イ ところで、相続税に係る課税実務においては、評価通達において相続財産の価額の評価に関する一般的基準を定め、画一的な評価方式によって相続財産の価額を評価することとされている。このような方法が採られているのは、・・その客観的な交換価値が必ずしも一義的に確定されるものではないため、相続財産の客観的な交換価格(時価)を上記のような画一的な評価方式によることなく個別事案ごとに評価することにすると、その評価方式、基礎資料の選択の仕方等により異なった金額が相続財産の「時価」として導かれる結果が生ずることを避け難く、また、課税庁の事務負担が過重なものとなり、課税事務の効率的な処理が困難となるおそれもあることから、相続財産の価額をあらかじめ定められた評価方式によって画一的に評価することとするのが相当であるとの理由に基づくものと解される。
ウ そして、評価通達に定められた評価方式が当該財産の取得の時における時価を算定するための手法として合理的なものであると認められる場合においては(筆者注:この「合理性」が次の1と2の言説が成り立つための重要な前提です。
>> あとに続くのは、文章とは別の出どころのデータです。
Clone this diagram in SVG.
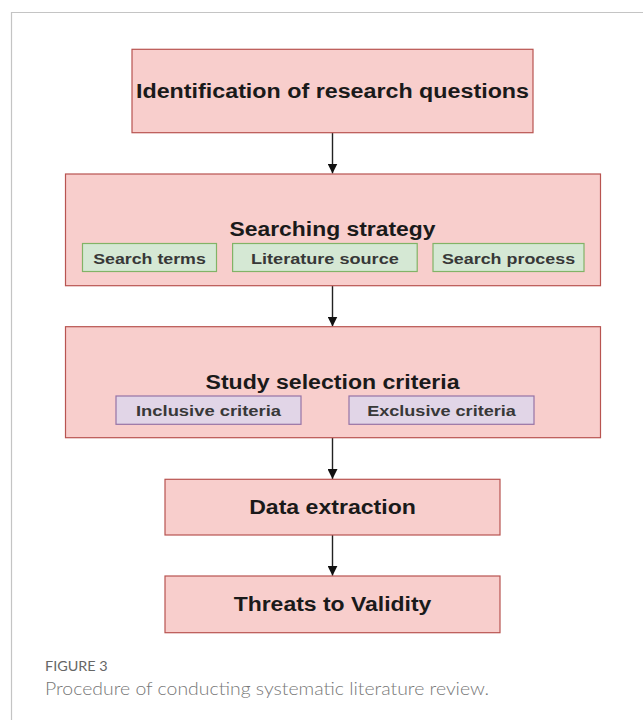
<svg xmlns="http://www.w3.org/2000/svg" width="643" height="720" viewBox="0 0 643 720">
  <style>
    .frame { fill: none; stroke: #c4c4c4; stroke-width: 1.2; }
    .pink { fill: #f8cecc; stroke: #b85450; stroke-width: 1.2; }
    .green { fill: #d5e8d4; stroke: #82b366; stroke-width: 1.2; }
    .purple { fill: #e1d5e7; stroke: #9673a6; stroke-width: 1.2; }
    .title { font-family: "Liberation Sans", Arial, sans-serif; font-weight: bold; font-size: 20px; fill: #1a1a1a; text-anchor: middle; }
    .sub { font-family: "Liberation Sans", Arial, sans-serif; font-weight: bold; font-size: 15.5px; fill: #383838; text-anchor: middle; }
    .edge { fill: none; stroke: #222222; stroke-width: 1.4; }
    .figlabel { font-family: "Lato", "Open Sans", "Liberation Sans", sans-serif; font-size: 14px; fill: #666666; }
    .caption { font-family: "Lato", "Open Sans", "Liberation Sans", sans-serif; font-weight: 300; font-size: 18px; fill: #777777; }
  </style>
  <defs>
    <marker id="arrow" viewBox="0 0 10 10" refX="10" refY="5" markerWidth="10" markerHeight="10" markerUnits="userSpaceOnUse" orient="auto">
      <path d="M0,0 L10,5 L0,10 Z" fill="#111111"/>
    </marker>
  </defs>

  <rect width="643" height="720" fill="#ffffff"/>
  <path class="frame" d="M11.5,720 L11.5,12.5 L643,12.5"/>

  <g id="connectors">
    <line class="edge" x1="332.5" y1="132.7" x2="332.5" y2="173.5" marker-end="url(#arrow)"/>
    <line class="edge" x1="332.5" y1="285.7" x2="332.5" y2="326.5" marker-end="url(#arrow)"/>
    <line class="edge" x1="332.5" y1="437.7" x2="332.5" y2="479" marker-end="url(#arrow)"/>
    <line class="edge" x1="332.5" y1="535" x2="332.5" y2="575.8" marker-end="url(#arrow)"/>
  </g>

  <g id="node-identification">
    <rect class="pink" x="132" y="49.3" width="401" height="83.4"/>
    <text class="title" x="332.5" y="97.7" textLength="393" lengthAdjust="spacingAndGlyphs">Identification of research questions</text>
  </g>

  <g id="node-searching">
    <rect class="pink" x="65.5" y="174" width="535" height="111.7"/>
    <text class="title" x="332.5" y="235.7" textLength="206" lengthAdjust="spacingAndGlyphs">Searching strategy</text>
  </g>
  <g id="node-search-terms">
    <rect class="green" x="82.5" y="243.5" width="134" height="28"/>
    <text class="sub" x="149.5" y="263.8" textLength="112.6" lengthAdjust="spacingAndGlyphs">Search terms</text>
  </g>
  <g id="node-literature-source">
    <rect class="green" x="232.6" y="243.5" width="184.6" height="28"/>
    <text class="sub" x="324.9" y="263.8" textLength="147.8" lengthAdjust="spacingAndGlyphs">Literature source</text>
  </g>
  <g id="node-search-process">
    <rect class="green" x="433" y="243.5" width="151" height="28"/>
    <text class="sub" x="508.5" y="263.8" textLength="133.2" lengthAdjust="spacingAndGlyphs">Search process</text>
  </g>

  <g id="node-study-selection">
    <rect class="pink" x="65.5" y="326.7" width="535" height="111"/>
    <text class="title" x="332.5" y="388.5" textLength="254" lengthAdjust="spacingAndGlyphs">Study selection criteria</text>
  </g>
  <g id="node-inclusive">
    <rect class="purple" x="116" y="396" width="185" height="28.3"/>
    <text class="sub" x="208.5" y="415.8" textLength="145" lengthAdjust="spacingAndGlyphs">Inclusive criteria</text>
  </g>
  <g id="node-exclusive">
    <rect class="purple" x="349" y="396" width="185" height="28.3"/>
    <text class="sub" x="441.5" y="415.8" textLength="148.7" lengthAdjust="spacingAndGlyphs">Exclusive criteria</text>
  </g>

  <g id="node-data-extraction">
    <rect class="pink" x="165" y="479.3" width="335" height="55.7"/>
    <text class="title" x="332.5" y="513.9" textLength="166.7" lengthAdjust="spacingAndGlyphs">Data extraction</text>
  </g>

  <g id="node-threats">
    <rect class="pink" x="165" y="576" width="335" height="56.7"/>
    <text class="title" x="332.5" y="611.3" textLength="197.7" lengthAdjust="spacingAndGlyphs">Threats to Validity</text>
  </g>

  <text class="figlabel" x="45" y="671" textLength="62.7" lengthAdjust="spacingAndGlyphs">FIGURE 3</text>
  <text class="caption" x="45" y="695" textLength="444" lengthAdjust="spacingAndGlyphs">Procedure of conducting systematic literature review.</text>
</svg>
Y事件では、「株式保有特定会社の判定基準のY事件の相続が生じた時点における合理性」が主要な争点でした。) 、1.前記イのような相続税に係る課税実務は、納税者間の公平、納税者の便宜、効率的な徴税といった租税法律関係の確定に際して求められる種々の要請を満たし、国民の納税義務の適正な履行の確保(通則法1条、相続税法1条参照)に資するものとして、同法22条の規定の許容するところであると解され、2.また、取引相場のない株式については、反復継続的に取引がされず、客観的な市場価額が形成されることがないことから、合理的と考えられる評価方式によって時価を評価するほかないものというべきところ、上記1において指摘した観点に照らせば、同通達の定める評価方式によって算定された金額をもってその「時価」であるものと評価することもまた、同条の規定の許容するところであると解される。
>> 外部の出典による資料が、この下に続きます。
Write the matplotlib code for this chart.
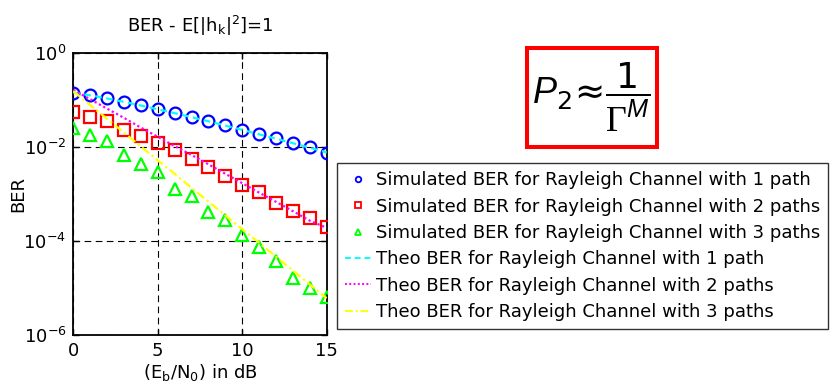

さらに、上記の場合においては、同通達の定める評価方式が形式的に全ての納税者に係る相続財産の価額の評価において用いられることによって、基本的には租税負担の実質的な公平を実現することができるものと解されるのであって、同条の規定もいわゆる租税法の基本原則の1つである租税平等主義を当然の前提としているものと考えられることに照らせば、特段の事情があるとき(同通達6参照)を除き、特定の納税者あるいは特定の相続財産についてのみ同通達の定める評価方式以外の評価方式によってその価額を評価することは、たとえその評価方式によって算定された金額がそれ自体では同条の定める時価として許容範囲内にあるといい得るものであったとしても、租税平等主義に反するものとして許されないものというべきである。」
3.おわりに
2の考え方は、相続税法の評価に係る裁判では、ほぼ同様に説示される通説的理解となっています。高裁判決は、2の下線部に関し、上記「以外の評価方式」による評価が正当とされる場合は、「その評価通達が定める評価方式によった場合にはかえって実質的な租税負担の公平を害することが明らかな場合」だと述べています。その当否の判断は、個々の財産の個別の事情の分析次第ですが、その立証責任は課税庁が負うものと解されます。